Maybe I should just get a computer job instead.

This will probably all end up in my paper this week, but I need to share it on here.

As I’ve said, I’ve been observing at a class for fifteen days. I have nine of those days done, six more to go. On Friday, I worked with a kid named Lee*.

Lee has ADD. Why do I say that? Because my dad also has ADD and my brother problem does too. I know how those people work to a degree. He reminds me some of my brother where he hates math and school and he fights doing any real work.

This week he began to fall behind in his homework. He’d only do half of the assignments, or write a page in printing instead of cursive, or something like that. Obviously, this frustrated the teacher and obviously, he had to make it up.

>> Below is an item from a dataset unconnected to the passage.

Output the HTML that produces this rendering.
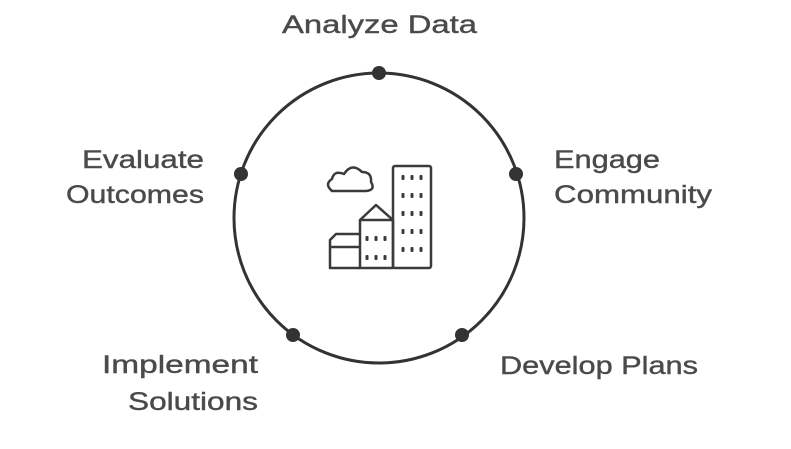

So on Friday, I sat down with Lee and I began to work with him. I would force him to focus, remind him to do the simple things, like writing down the problems instead of doing it in his head, and ask him what the next step is. I figured that if he daydreams, let’s keep him focus and he’ll get through the work the faster.

While I worked with him, I discovered that he didn’t understand why we did what we did. He could not figure out often times what the bottom number on the fraction word problems was. I tried a couple different ways to teach him what it meant and why we had to chose this number, without just saying, put down 60 because it’s suppose to be the bottom number. It took me three tries. At least.

I don’t know how long it would have taken me for real because just as i think he almost got it, the teacher came over and basically told him how to do the problem. I didn’t want to tell him how to do the problem; I wanted him to see why he did the problem that way. Then he got frustrated, tense and hated the math again. (Nor did I work with him for the rest of the day. As the teacher said, I’m not going to be there to hand-hold him during the test, so he might as well get used to me not being there. I sorta agree. I wasn’t giving him answers is the problem.)

While working with him, I also discovered that he confuses multiplication and division. He would have gotten half of his fraction reduction problems wrong if I wasn’t there because he would start to reduce and then multiple instead of divide one part.

So now I feel horrible for him. He’s struggling, obviously, but I don’t know if I can or should do anything about it. I highly suspect he won’t pass the test but now there is no knowing if he doesn’t pas the test because he is too lazy to do the work or because he doesn’t understand it. Chances are, the teacher will think that he doesn’t understand it. But I also don’t feel like I can mention to the teacher that he doesn’t know this and this because I’m just the observer and not really a teacher.

i’ve been thinking about Lee all weekend and I’ve been trying not to because I realize that if I think about him too much, I’m going to get scared to go to the class again because I’ll think that I did something wrong. I want him to get the right answers but telling a child how to do the problem just because he is falling behind won’t work well either.

So maybe it’s best for me to just work with computers. At least then I don’t get emotionally invested in them and think about them all weekend.